Collection entries
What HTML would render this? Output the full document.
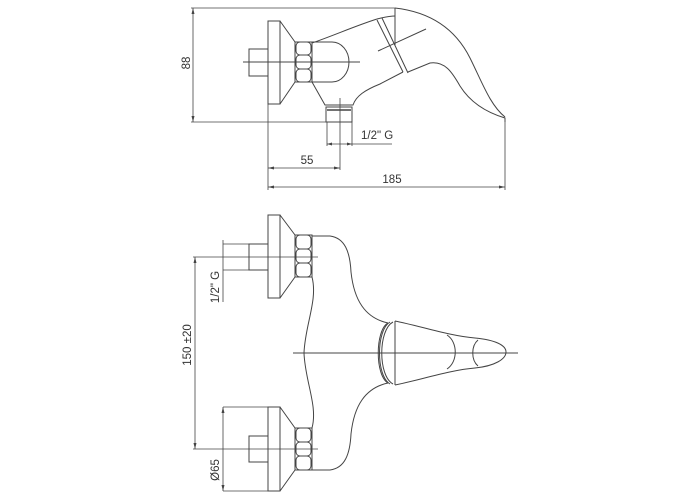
<!DOCTYPE html>
<html><head><meta charset="utf-8"><style>
html,body{margin:0;padding:0;background:#fff;}
svg{display:block}
text{font-family:"Liberation Sans","DejaVu Sans",sans-serif;font-size:11.5px;fill:#333}
</style></head><body>
<svg width="700" height="500" viewBox="0 0 700 500" fill="none" stroke="#444" stroke-width="1">
<!-- ===== TOP VIEW ===== -->
<line x1="191" y1="8" x2="395" y2="8" stroke-width="0.8"/>
<line x1="191" y1="122" x2="327" y2="122" stroke-width="0.8"/>
<line x1="193" y1="8" x2="193" y2="122" stroke-width="0.8"/>
<path d="M193 8 l-1.5 6 h3z M193 122 l-1.5 -6 h3z" fill="#444" stroke="none"/>
<text x="0" y="0" transform="translate(190,63) rotate(-90)" text-anchor="middle" stroke="none">88</text>
<path d="M268 49 H249 V76 H268"/>
<rect x="268" y="21" width="12" height="83"/>
<path d="M280 21 L295 42 M280 104 L295 82"/>
<rect x="295" y="42" width="17" height="40"/>
<rect x="296" y="42" width="15" height="13" rx="4"/>
<rect x="296" y="55" width="15" height="14" rx="4"/>
<rect x="296" y="69" width="15" height="13" rx="4"/>
<path d="M312 42 H332 A17 20 0 0 1 332 82 H312"/>
<line x1="243" y1="62" x2="360" y2="62"/>
<path d="M312 43 C335 35 355 26 377 19"/>
<path d="M377 19 C385 17 390 16 395 16"/>
<path d="M312 82 L325 105 H353 C356 96 365 90 380 84 L403 72"/>
<path d="M377 20 L403 72 M382 18 L408 73"/>
<line x1="378" y1="51" x2="426" y2="29"/>
<path d="M395 8 V45"/>
<path d="M395 8 C430 12 455 28 470 58 C482 82 490 105 505 117"/>
<path d="M408 72 L430 63 C445 61 452 72 460 86 C470 102 485 112 505 118 V122"/>
<rect x="326" y="107" width="26" height="15"/>
<line x1="327" y1="110" x2="351" y2="110" stroke-width="1.5"/>
<line x1="340" y1="98" x2="340" y2="170" stroke-width="0.8"/>
<line x1="327" y1="122" x2="327" y2="146" stroke-width="0.8"/>
<line x1="352" y1="122" x2="352" y2="146" stroke-width="0.8"/>
<line x1="327" y1="144" x2="392" y2="144" stroke-width="0.8"/>
<path d="M327 144 l5 -1.5 v3z M352 144 l-5 -1.5 v3z" fill="#444" stroke="none"/>
<text x="361" y="139" stroke="none">1/2" G</text>
<line x1="268" y1="104" x2="268" y2="190" stroke-width="0.8"/>
<line x1="268" y1="168" x2="340" y2="168" stroke-width="0.8"/>
<path d="M268 168 l6 -1.5 v3z M340 168 l-6 -1.5 v3z" fill="#444" stroke="none"/>
<text x="307" y="164" text-anchor="middle" stroke="none">55</text>
<line x1="505" y1="118" x2="505" y2="190" stroke-width="0.8"/>
<line x1="268" y1="187" x2="505" y2="187" stroke-width="0.8"/>
<path d="M268 187 l6 -1.5 v3z M505 187 l-6 -1.5 v3z" fill="#444" stroke="none"/>
<text x="392" y="183" text-anchor="middle" stroke="none">185</text>

<!-- ===== FRONT VIEW ===== -->
<path d="M268 244 H249 V270 H268"/>
<rect x="268" y="215" width="12" height="83"/>
<path d="M280 215 L295 235 M280 298 L295 277"/>
<rect x="295" y="235" width="17" height="42"/>
<rect x="296" y="235" width="15" height="14" rx="4"/>
<rect x="296" y="249" width="15" height="14" rx="4"/>
<rect x="296" y="263" width="15" height="14" rx="4"/>
<line x1="193" y1="257" x2="318" y2="257" stroke-width="0.8"/>
<line x1="223" y1="244" x2="249" y2="244" stroke-width="0.8"/>
<line x1="223" y1="270" x2="249" y2="270" stroke-width="0.8"/>
<line x1="223" y1="240" x2="223" y2="302" stroke-width="0.8"/>
<text x="0" y="0" transform="translate(219,287) rotate(-90)" text-anchor="middle" stroke="none">1/2" G</text>
<path d="M268 436 H249 V462 H268"/>
<rect x="268" y="407" width="12" height="84"/>
<path d="M280 407 L295 428 M280 491 L295 470"/>
<rect x="295" y="428" width="17" height="42"/>
<rect x="296" y="428" width="15" height="14" rx="4"/>
<rect x="296" y="442" width="15" height="14" rx="4"/>
<rect x="296" y="456" width="15" height="14" rx="4"/>
<line x1="193" y1="449" x2="318" y2="449" stroke-width="0.8"/>
<line x1="223" y1="407" x2="268" y2="407" stroke-width="0.8"/>
<line x1="223" y1="491" x2="268" y2="491" stroke-width="0.8"/>
<line x1="223" y1="407" x2="223" y2="491" stroke-width="0.8"/>
<path d="M223 407 l-1.5 6 h3z M223 491 l-1.5 -6 h3z" fill="#444" stroke="none"/>
<text x="0" y="0" transform="translate(219,470) rotate(-90)" text-anchor="middle" stroke="none">Ø65</text>
<line x1="195" y1="257" x2="195" y2="449" stroke-width="0.8"/>
<path d="M195 257 l-1.5 6 h3z M195 449 l-1.5 -6 h3z" fill="#444" stroke="none"/>
<text x="0" y="0" transform="translate(191,345) rotate(-90)" text-anchor="middle" stroke="none">150 ±20</text>
<path d="M312 236 H330 C345 238 350 252 351 272 C354 300 365 318 388 323"/>
<path d="M312 470 H330 C345 468 350 454 351 434 C354 406 365 388 388 383"/>
<path d="M312 277 C318 300 305 325 304 353 C305 381 318 406 312 428"/>
<path d="M388 323 C375 330 375 376 388 383"/>
<path d="M393 322 C378 330 378 376 393 384"/>
<path d="M390 322 C376 330 376 376 390 384"/>
<path d="M395 321 V385"/>
<path d="M395 321 C420 326 450 336 475 338 C495 340 506 345 506 352 C506 359 495 366 475 368 C450 370 420 380 395 385"/>
<path d="M447 335 C458 342 458 362 447 369"/>
<path d="M478 340 C471 346 471 360 478 366"/>
<line x1="293" y1="353" x2="518" y2="353"/>
</svg>
</body></html>
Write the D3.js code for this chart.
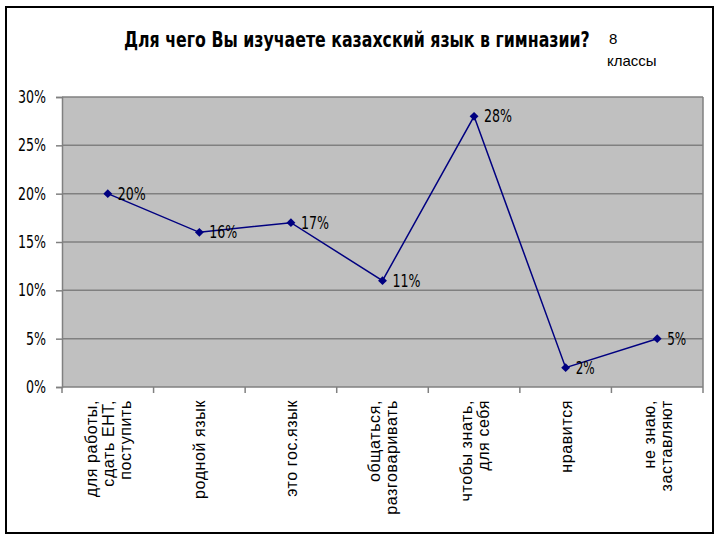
<!DOCTYPE html>
<html><head><meta charset="utf-8">
<script src="https://cdn.jsdelivr.net/npm/d3@7"></script>
<style>body{margin:0;background:#fff}</style>
</head><body>
<script>
const categories = [
  ["для работы,", "сдать ЕНТ,", "поступить"],
  ["родной язык"],
  ["это гос.язык"],
  ["общаться,", "разговаривать"],
  ["чтобы знать,", "для себя"],
  ["нравится"],
  ["не знаю,", "заставляют"]
];
const values = [20, 16, 17, 11, 28, 2, 5];
const yTicks = [0, 5, 10, 15, 20, 25, 30];
const title = "Для чего Вы изучаете казахский язык в гимназии?";
const note = ["8", "классы"];

const W = 720, H = 540;
const narrow = "'DejaVu Sans Condensed','DejaVu Sans',sans-serif";
const svg = d3.select("body").append("svg").attr("width", W).attr("height", H);

svg.append("rect").attr("x", 6).attr("y", 7).attr("width", 707).attr("height", 526)
  .attr("fill", "#fff").attr("stroke", "#000").attr("stroke-width", 2);

const L = 62, R = 703, T = 97, B = 387;
const x = d3.scaleBand().domain(d3.range(categories.length)).range([L, R]);
const y = d3.scaleLinear().domain([0, 30]).range([B, T]);

svg.append("rect").attr("x", L).attr("y", T).attr("width", R - L).attr("height", B - T)
  .attr("fill", "#c0c0c0");

svg.append("g").selectAll("line").data(yTicks.filter(d => d > 0)).join("line")
  .attr("x1", L).attr("x2", R).attr("y1", d => y(d)).attr("y2", d => y(d))
  .attr("stroke", "#808080").attr("stroke-width", 1.5);

svg.append("line").attr("x1", R).attr("x2", R).attr("y1", T).attr("y2", B)
  .attr("stroke", "#808080").attr("stroke-width", 1.5);

const yAxis = d3.axisLeft(y).tickValues(yTicks).tickSize(6).tickPadding(10)
  .tickFormat(d => d + "%");
const gy = svg.append("g").attr("transform", `translate(${L},0)`).call(yAxis);
gy.select(".domain").attr("stroke", "#808080").attr("stroke-width", 1.5);
gy.selectAll(".tick line").attr("stroke", "#808080").attr("stroke-width", 1.5);
gy.selectAll(".tick text").attr("font-family", narrow).style("font-stretch", "condensed")
  .attr("font-size", 17).attr("fill", "#000").attr("textLength", 28).attr("lengthAdjust", "spacingAndGlyphs");
gy.selectAll(".tick text").filter(d => d < 10).attr("textLength", 20);

const gx = svg.append("g").attr("transform", `translate(0,${B})`);
gx.append("line").attr("x1", L).attr("x2", R).attr("stroke", "#808080").attr("stroke-width", 1.5);
const bounds = d3.range(categories.length + 1).map(i => i < categories.length ? x(i) : R);
gx.selectAll(".tk").data(bounds).join("line").attr("class", "tk")
  .attr("x1", d => d).attr("x2", d => d).attr("y1", 0).attr("y2", 6)
  .attr("stroke", "#808080").attr("stroke-width", 1.5);

const lh = 17;
categories.forEach((lines, i) => {
  const cx = x(i) + x.bandwidth() / 2;
  const n = lines.length;
  lines.forEach((t, j) => {
    const bx = cx + (j - (n - 1) / 2) * lh + 6;
    svg.append("text").attr("transform", `translate(${bx},400) rotate(-90)`)
      .attr("text-anchor", "end").attr("font-family", "'Liberation Sans',Arial,sans-serif")
      .attr("font-size", 16).attr("letter-spacing", 0.6).attr("fill", "#000").text(t);
  });
});

const line = d3.line().x((d, i) => x(i) + x.bandwidth() / 2).y(d => y(d));
svg.append("path").datum(values).attr("d", line).attr("fill", "none")
  .attr("stroke", "#000080").attr("stroke-width", 1.5);

svg.append("g").selectAll("path").data(values).join("path")
  .attr("transform", (d, i) => `translate(${x(i) + x.bandwidth() / 2},${y(d)})`)
  .attr("d", d3.symbol().type(d3.symbolDiamond2 || d3.symbolDiamond).size(50))
  .attr("fill", "#000080");

svg.append("g").selectAll("text").data(values).join("text")
  .attr("x", (d, i) => x(i) + x.bandwidth() / 2 + 10)
  .attr("y", d => y(d) + 6)
  .attr("font-family", narrow).style("font-stretch", "condensed")
  .attr("font-size", 17).attr("fill", "#000")
  .attr("textLength", d => d >= 10 ? 28 : 19).attr("lengthAdjust", "spacingAndGlyphs")
  .text(d => d + "%");

const tg = svg.append("g");
const tt = tg.append("text").attr("x", 0).attr("y", 0)
  .attr("font-family", narrow).style("font-stretch", "condensed").attr("font-weight", "bold").attr("font-size", 21)
  .attr("fill", "#000").text(title);
const tw = tt.node().getComputedTextLength();
tg.attr("transform", `translate(124,47) scale(${466 / tw},1)`);

svg.append("text").attr("x", 609).attr("y", 44).attr("font-family", "'Liberation Sans',Arial,sans-serif")
  .attr("font-size", 15).text(note[0]);
svg.append("text").attr("x", 607).attr("y", 66).attr("font-family", "'Liberation Sans',Arial,sans-serif")
  .attr("font-size", 15).text(note[1]);
</script>
</body></html>
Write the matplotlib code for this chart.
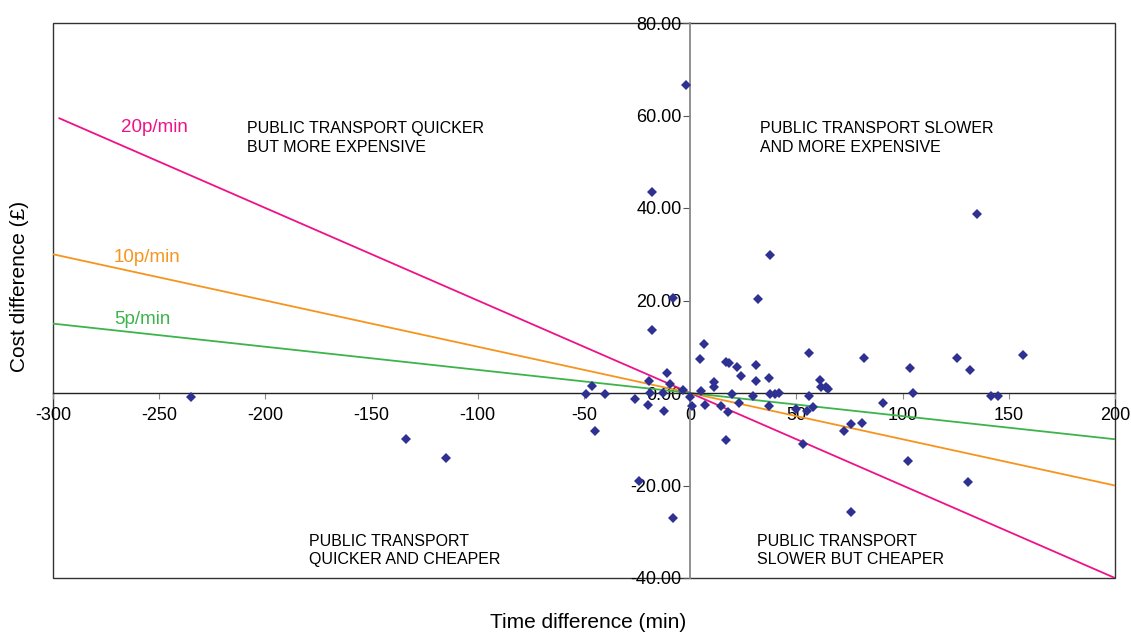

> _Brief_
Return every line holding the word "Write" from the records.

> _Answer to the problem_
Write the D3.js code for this chart.
Write the matplotlib code for this chart.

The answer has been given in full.